Although the SBV has managed to control overall inflation, reducing it from 4.9 per cent year-on-year in January 2023 to 2.1 per cent year-on-year in July 2023, core inflation showed slower deceleration, decreasing from 5.2 to 4.1 per cent over the same period. This highlights ongoing inflationary pressures and prompts the question of whether the SBV should adapt its monetary policy to manage potential new shocks.
The surge in oil prices following the Israel-Hamas conflict compounds the challenges faced by the SBV. Elevated oil prices not only impact transportation costs but also extend to other commodities, including food, exacerbating inflationary pressures. Vietnam, being heavily reliant on oil imports, faces increased challenges. The SBV must consider the possibility of tightening its monetary policy to control inflation while sustaining economic growth.
One feasible solution is to shorten the oil price adjustment timeframe from 10 to five days. This would enable Vietnam to respond more swiftly to global fluctuations. The current 10-day regulatory lag could amplify inflationary pressures during the period of rising global oil prices. Under existing regulations, domestic gasoline prices remain unchanged for 10 days, regardless of international market fluctuations.
If global oil prices spike due to events like the Israel-Hamas conflict, Vietnamese consumers and businesses would face prolonged high prices before government interventions take effect. This could potentially cause a ripple effect on the economy, raising the costs of transportation, goods and services, thereby fuelling inflation.
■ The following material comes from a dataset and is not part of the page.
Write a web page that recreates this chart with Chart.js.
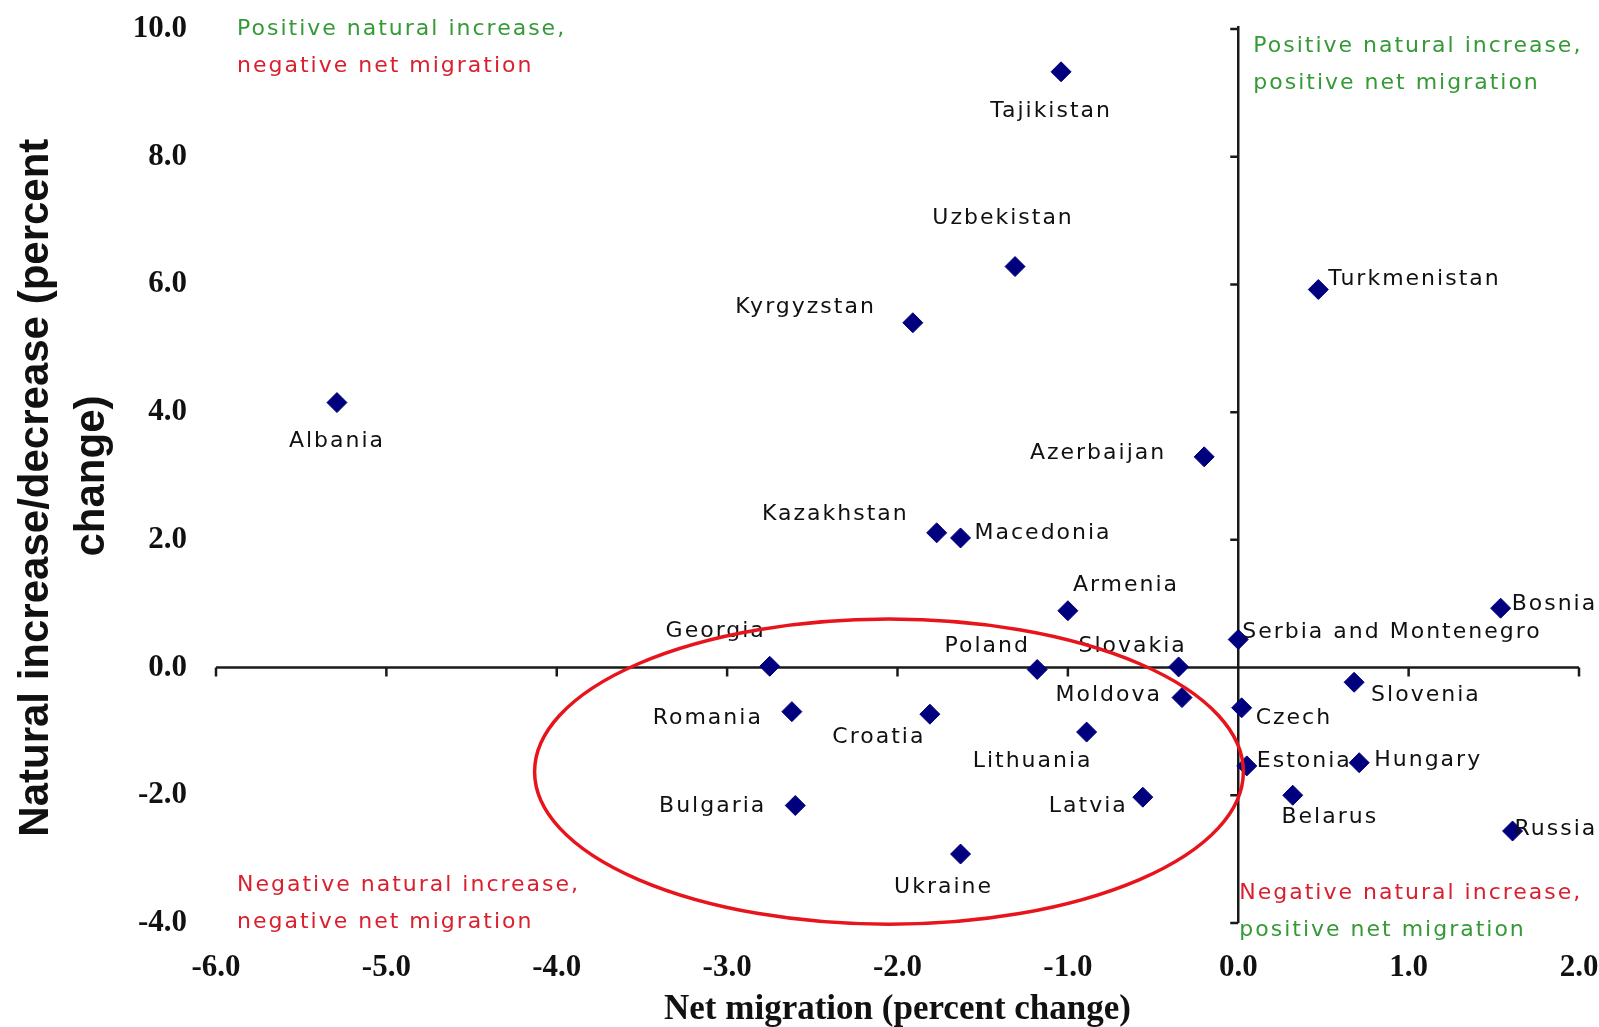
<!DOCTYPE html>
<html lang="en">
<head>
    <meta charset="utf-8" />
    <title>Natural increase vs net migration</title>
    <script src="https://cdn.jsdelivr.net/npm/chart.js"></script>
    <style>
        html, body { margin: 0; padding: 0; background: #fff; }
        #wrap { width: 1599px; height: 1027px; position: relative; }
    </style>
</head>
<body>
    <div id="wrap">
        <canvas id="migrationChart"></canvas>
    </div>
    <script>
        // countries and their values (percent change)
        const countries = ['Tajikistan', 'Uzbekistan', 'Kyrgyzstan', 'Turkmenistan', 'Albania', 'Azerbaijan',
            'Kazakhstan', 'Macedonia', 'Armenia', 'Bosnia', 'Serbia and Montenegro', 'Georgia', 'Poland',
            'Slovakia', 'Slovenia', 'Moldova', 'Romania', 'Croatia', 'Czech', 'Lithuania', 'Estonia',
            'Hungary', 'Belarus', 'Latvia', 'Bulgaria', 'Russia', 'Ukraine'];
        const netMigration = [-1.04, -1.31, -1.91, 0.47, -5.29, -0.2, -1.77, -1.63, -1.0, 1.54, 0.0, -2.75, -1.18,
            -0.35, 0.68, -0.33, -2.62, -1.81, 0.02, -0.89, 0.05, 0.71, 0.32, -0.56, -2.6, 1.61, -1.63];
        const naturalIncrease = [9.33, 6.28, 5.4, 5.92, 4.15, 3.3, 2.11, 2.03, 0.89, 0.93, 0.44, 0.02, -0.03,
            0.01, -0.23, -0.47, -0.69, -0.73, -0.63, -1.01, -1.54, -1.49, -2.0, -2.03, -2.16, -2.56, -2.92];

        const xTicks = [-6, -5, -4, -3, -2, -1, 0, 1, 2];
        const yTicks = [-4, -2, 0, 2, 4, 6, 8, 10];

        const GREEN = '#349a36';
        const RED = '#d9202e';

        // quadrant notes: two lines each, with their colours
        const quadrantNotes = [
            { corner: 'topLeft', lines: ['Positive natural increase,', 'negative net migration'], colors: [GREEN, RED] },
            { corner: 'topRight', lines: ['Positive natural increase,', 'positive net migration'], colors: [GREEN, GREEN] },
            { corner: 'bottomLeft', lines: ['Negative natural increase,', 'negative net migration'], colors: [RED, RED] },
            { corner: 'bottomRight', lines: ['Negative natural increase,', 'positive net migration'], colors: [RED, GREEN] }
        ];

        // where each country's name sits next to its marker: [align, dx, dy] in px
        const labelPlace = {
            'Tajikistan': ['center', -10, 39], 'Uzbekistan': ['center', -12, -48], 'Kyrgyzstan': ['right', -37, -15],
            'Turkmenistan': ['left', 10, -10], 'Albania': ['center', 0, 39], 'Azerbaijan': ['right', -38, -4],
            'Kazakhstan': ['right', -28, -19], 'Macedonia': ['left', 14, -5], 'Armenia': ['left', 5, -25],
            'Bosnia': ['left', 11, -4], 'Serbia and Montenegro': ['left', 4, -7], 'Georgia': ['center', -54, -35],
            'Poland': ['center', -50, -23], 'Slovakia': ['center', -46, -21], 'Slovenia': ['left', 17, 13],
            'Moldova': ['right', -20, -2], 'Romania': ['right', -29, 7], 'Croatia': ['center', -51, 23],
            'Czech': ['left', 14, 10], 'Lithuania': ['center', -54, 29], 'Estonia': ['left', 10, -5],
            'Hungary': ['left', 15, -2], 'Belarus': ['center', 37, 22], 'Latvia': ['right', -15, 9],
            'Bulgaria': ['right', -29, 1], 'Russia': ['left', 2, -2], 'Ukraine': ['center', -17, 33]
        };

        const labelFont = '22px "DejaVu Sans"';

        // crossing axes through (0,0) with small tick marks
        const crossAxes = {
            id: 'crossAxes',
            beforeDatasetsDraw(chart) {
                const ctx = chart.ctx;
                const xs = chart.scales.x, ys = chart.scales.y;
                const x0 = xs.getPixelForValue(0), y0 = ys.getPixelForValue(0);
                ctx.save();
                ctx.strokeStyle = '#1a1a1a';
                ctx.lineWidth = 2.5;
                ctx.beginPath();
                ctx.moveTo(xs.getPixelForValue(xTicks[0]), y0);
                ctx.lineTo(xs.getPixelForValue(xTicks[xTicks.length - 1]), y0);
                ctx.moveTo(x0, ys.getPixelForValue(yTicks[yTicks.length - 1]) - 3);
                ctx.lineTo(x0, ys.getPixelForValue(yTicks[0]));
                xTicks.forEach(v => {
                    const px = xs.getPixelForValue(v);
                    ctx.moveTo(px, y0);
                    ctx.lineTo(px, y0 + 9);
                });
                yTicks.forEach(v => {
                    const py = ys.getPixelForValue(v);
                    ctx.moveTo(x0, py);
                    ctx.lineTo(x0 - 8, py);
                });
                ctx.stroke();

                // quadrant notes
                ctx.font = labelFont;
                ctx.letterSpacing = '2px';
                ctx.textAlign = 'left';
                ctx.textBaseline = 'middle';
                const area = chart.chartArea;
                const spots = {
                    topLeft: [area.left + 21, area.top],
                    topRight: [x0 + 15, area.top + 17],
                    bottomLeft: [area.left + 21, area.bottom - 38],
                    bottomRight: [x0 + 1, area.bottom - 30]
                };
                quadrantNotes.forEach(n => {
                    const [sx, sy] = spots[n.corner];
                    n.lines.forEach((line, i) => {
                        ctx.fillStyle = n.colors[i];
                        ctx.fillText(line, sx, sy + i * 37);
                    });
                });
                ctx.restore();
            },
            afterDatasetsDraw(chart) {
                const ctx = chart.ctx;
                const xs = chart.scales.x, ys = chart.scales.y;
                const meta = chart.getDatasetMeta(0);
                ctx.save();
                ctx.font = labelFont;
                ctx.letterSpacing = '2px';
                ctx.fillStyle = '#111';
                ctx.textBaseline = 'middle';
                meta.data.forEach((pt, i) => {
                    const [align, dx, dy] = labelPlace[countries[i]];
                    ctx.textAlign = align;
                    ctx.fillText(countries[i], pt.x + dx, pt.y + dy);
                });

                // red ellipse around the negative/negative group
                const cx = xs.getPixelForValue(-2.05), cy = ys.getPixelForValue(-1.63);
                const rx = xs.getPixelForValue(-2.05 + 2.08) - cx;
                const ry = ys.getPixelForValue(-1.63 - 2.39) - cy;
                ctx.strokeStyle = '#e8141c';
                ctx.lineWidth = 3.5;
                ctx.beginPath();
                ctx.ellipse(cx, cy, rx, ry, 0, 0, Math.PI * 2);
                ctx.stroke();
                ctx.restore();
            }
        };

        const tickFont = { family: '"Liberation Serif", "Times New Roman", serif', size: 31, weight: 'bold' };

        new Chart(document.getElementById('migrationChart'), {
            type: 'scatter',
            data: {
                datasets: [{
                    data: countries.map((c, i) => ({ x: netMigration[i], y: naturalIncrease[i] })),
                    pointStyle: 'rectRot',
                    pointRadius: 10,
                    pointHoverRadius: 10,
                    backgroundColor: '#00007f',
                    borderColor: '#00007f',
                    borderWidth: 1
                }]
            },
            options: {
                responsive: true,
                maintainAspectRatio: false,
                animation: false,
                layout: { padding: { top: 29, right: 20, left: 0, bottom: 0 } },
                plugins: { legend: { display: false }, tooltip: { enabled: false } },
                scales: {
                    x: {
                        type: 'linear',
                        min: -6, max: 2,
                        afterBuildTicks: s => { s.ticks = xTicks.map(v => ({ value: v })); },
                        afterFit: s => { s.height = 104; s.paddingLeft = 0; s.paddingRight = 0; },
                        grid: { display: false, drawTicks: false },
                        border: { display: false },
                        ticks: {
                            padding: 26,
                            color: '#111',
                            font: tickFont,
                            callback: v => v.toFixed(1)
                        },
                        title: {
                            display: true,
                            text: 'Net migration (percent change)',
                            color: '#111',
                            padding: { top: 0, bottom: 0 },
                            font: { family: '"Liberation Serif", "Times New Roman", serif', size: 35, weight: 'bold', lineHeight: 1 }
                        }
                    },
                    y: {
                        type: 'linear',
                        min: -4, max: 10,
                        afterBuildTicks: s => { s.ticks = yTicks.map(v => ({ value: v })); },
                        afterFit: s => { s.width = 216; s.paddingTop = 0; s.paddingBottom = 0; },
                        grid: { display: false, drawTicks: false },
                        border: { display: false },
                        ticks: {
                            padding: 29,
                            color: '#111',
                            font: tickFont,
                            callback: v => v.toFixed(1)
                        },
                        title: {
                            display: true,
                            text: ['Natural increase/decrease (percent  ', 'change)'],
                            color: '#111',
                            padding: { top: 8, bottom: 0 },
                            font: { family: '"Liberation Sans", Arial, sans-serif', size: 42, weight: 'bold', lineHeight: 1.34 }
                        }
                    }
                }
            },
            plugins: [crossAxes]
        });
    </script>
</body>
</html>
The International Monetary Fund (IMF) has cautioned Vietnam regarding the risk of exchange rate fluctuations, especially as interest rates have been adjusted downward. As oil prices rise, the demand for foreign currency to import oil also increases, potentially weakening the value of the Vietnamese dong. A depreciating currency can lead to inflation as the prices of imported goods, including oil, go up in domestic currency terms.
Currency devaluation could further complicate the SBV's efforts to manage inflation. In this scenario, Vietnam may have to cope with a series of tough decisions regarding monetary policy and exchange rate management to ensure economic stability.